Opening "packed" univariate polynomials over binary fields.

Acknowlegements: Based on Lev's Ideas for the multilinear case.
Thanks also to Ulrich Haböck for motivating discussions on fri-binius and packing

The problem:
We have \(k\) univariate "component polynomials" \(P_1(X),\ldots,P_k(X)\) with binary coefficients:
\(P_j(X):=\sum_{i<n} c_{i,j}X^i\),
where the \(c_{i,j}\) are bits.

Let \(K\) be the field \(F_{2^k}\).
We wish to have an efficient scheme to commit to the \(\{P_j\}\) and open them all at a given point \(r\in K\).
We assume we are given some base univariate PCS over \(K\), e.g. KZG. We wish to
have a more efficient solution than using the PCS separately for each \(P_j\), and even more efficient than fflonk in commitment time.

Let \(b_1,\ldots,b_k\) be a basis of \(K\) over \(F_2\).

We define the "packed polynomial" \(P(X)\) over \(K\) as
\(P(X)=\sum_{\ell<n} c_\ell X^\ell\)
where \(c_\ell:= \sum_{j\in [k]} c_{\ell,j}b_j\).

Let \(Tr\) be the trace of \(K\) over \(F_2\). Concretely \(Tr(c):=\sum_{0\leq \ell<k} c^{2^\ell}\).

We use the following algebraic claim (that can be found in textbooks about finite fields, TODO: add ref)

Claim: For each \(j\in [k]\), there exists \(d_j\in K\) such that for any bits \(e_1,\ldots e_k\) the following holds.
Set \(e=\sum_{i \in [k]} e_{i} b_i\).
Then \(Tr(d_j\cdot e)= e_j\).

The scheme

Our scheme will be as follows:
commit: To commit to \(\{C_j\}_{j\in [k]}\) simply commit to the packed polynomial \(C\) using the base PCS.

Open: To open all the \(\{C_j\}_{j\in [k]}\) at a point \(r\in K\) do the following.
Open \(C\) at the points \(r,r^{-2},\ldots,r^{-2^{k-1}}\).
(Note that these points are well defined as squaring is bijective on \(K\))

Call the obtained evaluations, \(z_1,\ldots, z_k\). That is \(z_j=C(r^{-2^{j}})\), except with negligible probability under the soundness of the base PCS.
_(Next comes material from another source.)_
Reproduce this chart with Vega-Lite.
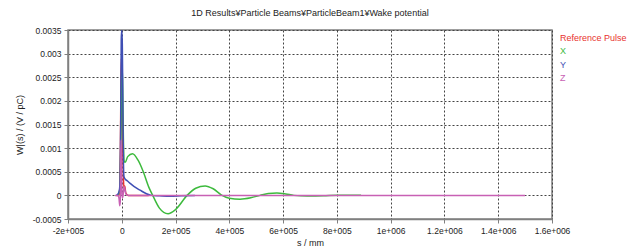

Now, for each \(j\in [k]\) compute \(C_j(r)\) as
\(C_j(r)= \sum_{i\in [k]}(d_j z_i)^{2^i}\)

Let's see why this works:
\(z_i^{2^i}= (C(r^{-2^{i}}))^{2^i}\)
\(=(\sum_{0\leq \ell <n }c_\ell(r^{-2^i})^\ell)^{2^i}= \sum_{\ell <n} c^{2^i}_{\ell}r^{\ell}\)

Plugging this in and changing summation order, we have for each \(j\):
\(\sum_{i\in [k]} (d_j z_i)^{2^i}\)
\(=\sum_{i\in [k]} (d_j^{2^i}\sum_{\ell <n} c^{2^i}_{\ell}r^{\ell})\)
\(= \sum_{\ell <n} r^{\ell} \sum_{i\in [k]} (d_jc_\ell)^{2^i}\)

\(=\sum_{\ell <n} r^{\ell} Tr(d_j c_\ell)=\sum_{\ell <n} r^{\ell} c_{j,\ell}= C_j(r)\),

Where we used the above claim in the second last equality.

Open Question:
Can we do similar packing over prime field??!!